Below is a listing; write it out exactly and drop any images from it.

AVAILABLE DATA →
[start]

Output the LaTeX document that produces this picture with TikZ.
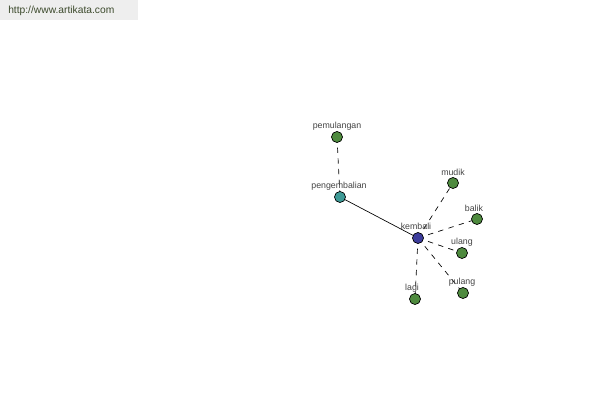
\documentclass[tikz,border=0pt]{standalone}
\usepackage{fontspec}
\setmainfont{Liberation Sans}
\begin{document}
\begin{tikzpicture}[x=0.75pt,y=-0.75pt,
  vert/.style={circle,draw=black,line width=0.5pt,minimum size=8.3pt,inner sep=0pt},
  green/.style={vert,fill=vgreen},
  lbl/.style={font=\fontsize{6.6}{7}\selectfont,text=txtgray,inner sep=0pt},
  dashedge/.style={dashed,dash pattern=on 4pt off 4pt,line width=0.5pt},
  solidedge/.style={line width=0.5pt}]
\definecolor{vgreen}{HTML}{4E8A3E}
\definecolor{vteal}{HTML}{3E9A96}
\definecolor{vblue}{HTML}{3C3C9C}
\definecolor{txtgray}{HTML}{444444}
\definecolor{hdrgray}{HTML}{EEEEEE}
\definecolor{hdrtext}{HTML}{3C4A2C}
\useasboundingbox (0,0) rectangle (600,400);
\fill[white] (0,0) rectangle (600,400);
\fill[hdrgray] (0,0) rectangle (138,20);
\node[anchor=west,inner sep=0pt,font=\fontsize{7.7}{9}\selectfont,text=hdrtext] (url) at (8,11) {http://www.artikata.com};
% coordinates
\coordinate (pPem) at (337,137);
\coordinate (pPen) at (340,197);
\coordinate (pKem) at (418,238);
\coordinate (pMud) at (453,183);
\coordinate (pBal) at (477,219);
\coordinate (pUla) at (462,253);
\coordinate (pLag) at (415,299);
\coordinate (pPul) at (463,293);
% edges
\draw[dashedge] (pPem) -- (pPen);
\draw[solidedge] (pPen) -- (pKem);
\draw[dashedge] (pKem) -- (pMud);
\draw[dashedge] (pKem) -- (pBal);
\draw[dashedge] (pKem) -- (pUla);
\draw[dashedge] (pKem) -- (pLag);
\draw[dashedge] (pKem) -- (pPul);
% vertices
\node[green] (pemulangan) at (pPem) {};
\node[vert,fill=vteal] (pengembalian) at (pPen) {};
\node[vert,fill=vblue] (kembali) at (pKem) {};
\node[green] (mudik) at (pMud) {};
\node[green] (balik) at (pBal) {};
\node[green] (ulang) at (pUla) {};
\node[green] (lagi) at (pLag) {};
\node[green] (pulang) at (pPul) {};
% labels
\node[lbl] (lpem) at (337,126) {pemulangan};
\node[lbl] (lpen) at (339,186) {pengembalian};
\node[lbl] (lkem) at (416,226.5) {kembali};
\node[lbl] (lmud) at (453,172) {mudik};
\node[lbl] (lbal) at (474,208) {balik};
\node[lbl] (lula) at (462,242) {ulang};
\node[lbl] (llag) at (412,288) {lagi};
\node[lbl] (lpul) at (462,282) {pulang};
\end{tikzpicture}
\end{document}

[end]

EXPECTED ANSWER →
Output the LaTeX document that produces this picture with TikZ.
\documentclass[tikz,border=0pt]{standalone}
\usepackage{fontspec}
\setmainfont{Liberation Sans}
\begin{document}
\begin{tikzpicture}[x=0.75pt,y=-0.75pt,
  vert/.style={circle,draw=black,line width=0.5pt,minimum size=8.3pt,inner sep=0pt},
  green/.style={vert,fill=vgreen},
  lbl/.style={font=\fontsize{6.6}{7}\selectfont,text=txtgray,inner sep=0pt},
  dashedge/.style={dashed,dash pattern=on 4pt off 4pt,line width=0.5pt},
  solidedge/.style={line width=0.5pt}]
\definecolor{vgreen}{HTML}{4E8A3E}
\definecolor{vteal}{HTML}{3E9A96}
\definecolor{vblue}{HTML}{3C3C9C}
\definecolor{txtgray}{HTML}{444444}
\definecolor{hdrgray}{HTML}{EEEEEE}
\definecolor{hdrtext}{HTML}{3C4A2C}
\useasboundingbox (0,0) rectangle (600,400);
\fill[white] (0,0) rectangle (600,400);
\fill[hdrgray] (0,0) rectangle (138,20);
\node[anchor=west,inner sep=0pt,font=\fontsize{7.7}{9}\selectfont,text=hdrtext] (url) at (8,11) {http://www.artikata.com};
% coordinates
\coordinate (pPem) at (337,137);
\coordinate (pPen) at (340,197);
\coordinate (pKem) at (418,238);
\coordinate (pMud) at (453,183);
\coordinate (pBal) at (477,219);
\coordinate (pUla) at (462,253);
\coordinate (pLag) at (415,299);
\coordinate (pPul) at (463,293);
% edges
\draw[dashedge] (pPem) -- (pPen);
\draw[solidedge] (pPen) -- (pKem);
\draw[dashedge] (pKem) -- (pMud);
\draw[dashedge] (pKem) -- (pBal);
\draw[dashedge] (pKem) -- (pUla);
\draw[dashedge] (pKem) -- (pLag);
\draw[dashedge] (pKem) -- (pPul);
% vertices
\node[green] (pemulangan) at (pPem) {};
\node[vert,fill=vteal] (pengembalian) at (pPen) {};
\node[vert,fill=vblue] (kembali) at (pKem) {};
\node[green] (mudik) at (pMud) {};
\node[green] (balik) at (pBal) {};
\node[green] (ulang) at (pUla) {};
\node[green] (lagi) at (pLag) {};
\node[green] (pulang) at (pPul) {};
% labels
\node[lbl] (lpem) at (337,126) {pemulangan};
\node[lbl] (lpen) at (339,186) {pengembalian};
\node[lbl] (lkem) at (416,226.5) {kembali};
\node[lbl] (lmud) at (453,172) {mudik};
\node[lbl] (lbal) at (474,208) {balik};
\node[lbl] (lula) at (462,242) {ulang};
\node[lbl] (llag) at (412,288) {lagi};
\node[lbl] (lpul) at (462,282) {pulang};
\end{tikzpicture}
\end{document}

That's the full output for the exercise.